Speaking to the crowd blocking the highway, Phillip said like-minded Canadians are standing in solidarity across the country.

“All of us have marked this day to serve notice again to Prime Minister Harper that we absolutely reject this government’s Bill C-38 and Bill C-45 that are designed to sell out the environmental values and democratic values of this country to big industry and big oil,” he said.

The omnibus bills contain changes to more than 90 laws, including the Navigable Waters Protection Act, Fisheries Act and Environmental Assessment Act.

To cheers from demonstrators, Phillip reiterated support for Attawapiskat Chief Theresa Spence, who is refusing solid food until Harper and Gov. Gen. David Johnston agree to a treaty meeting with First Nations leaders.

Phillip said support for Spence continues despite what he called a government smear campaign to discredit her.

“Our support for her is unwavering, and we will stand with her for as long as it takes for this government to understand they must sit down with her and discuss the humanitarian crisis,” he said.

“We know this is not about public opinion. It is about doing what is right.”

Phillip shrugged off any suggestion there are fractures in First Nations leadership in Canada, although there is disagreement among chiefs about Assembly of First Nations National Chief Shawn Atleo’s meeting with Prime Minister Stephen Harper.

“It’s a very racist notion to suggest that all indigenous people should be of the same mind,” Phillip said.

UBCIC vice-president Bob Chamberlin told demonstrators that everyone must send a message to Harper that he is not above the law.
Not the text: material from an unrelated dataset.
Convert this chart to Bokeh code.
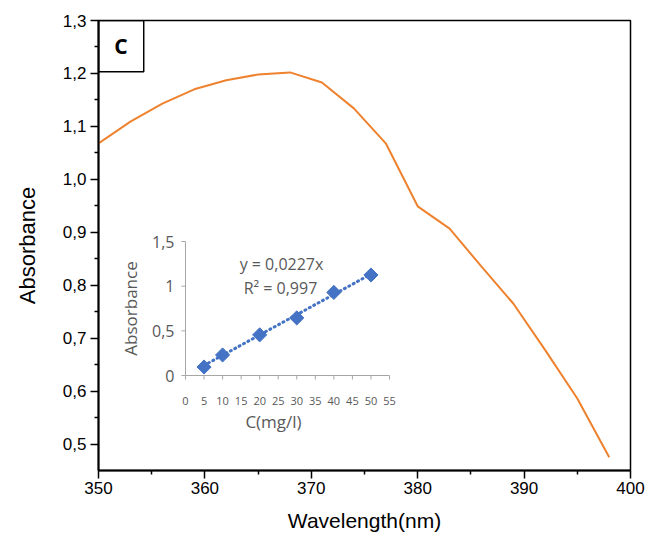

“He can’t ignore the Canadian constitution or rulings of the Supreme Court of Canada. They are fundamental pieces of something called democracy,” he said.

As the movement grows, an uncomfortable message has to be sent to Canadians and the international community about conditions in First Nations communities, Chamberlin said.

“People must understand oppression begins with the Canadian government,” he said.

After the end of the demonstration, Tsartlip elder Tom Sampson asked a question that’s on many minds.

“What next?” said Sampson, who has studied the English laws that formed the basis of Canadian law.

“The tribes know what we have to do and if [the government] doesn’t listen, it will force the tribes into an awkward situation,” he said. “We have to strike back. It’s not about us anymore, it’s about Canadians, and we have to stand up for our rights.”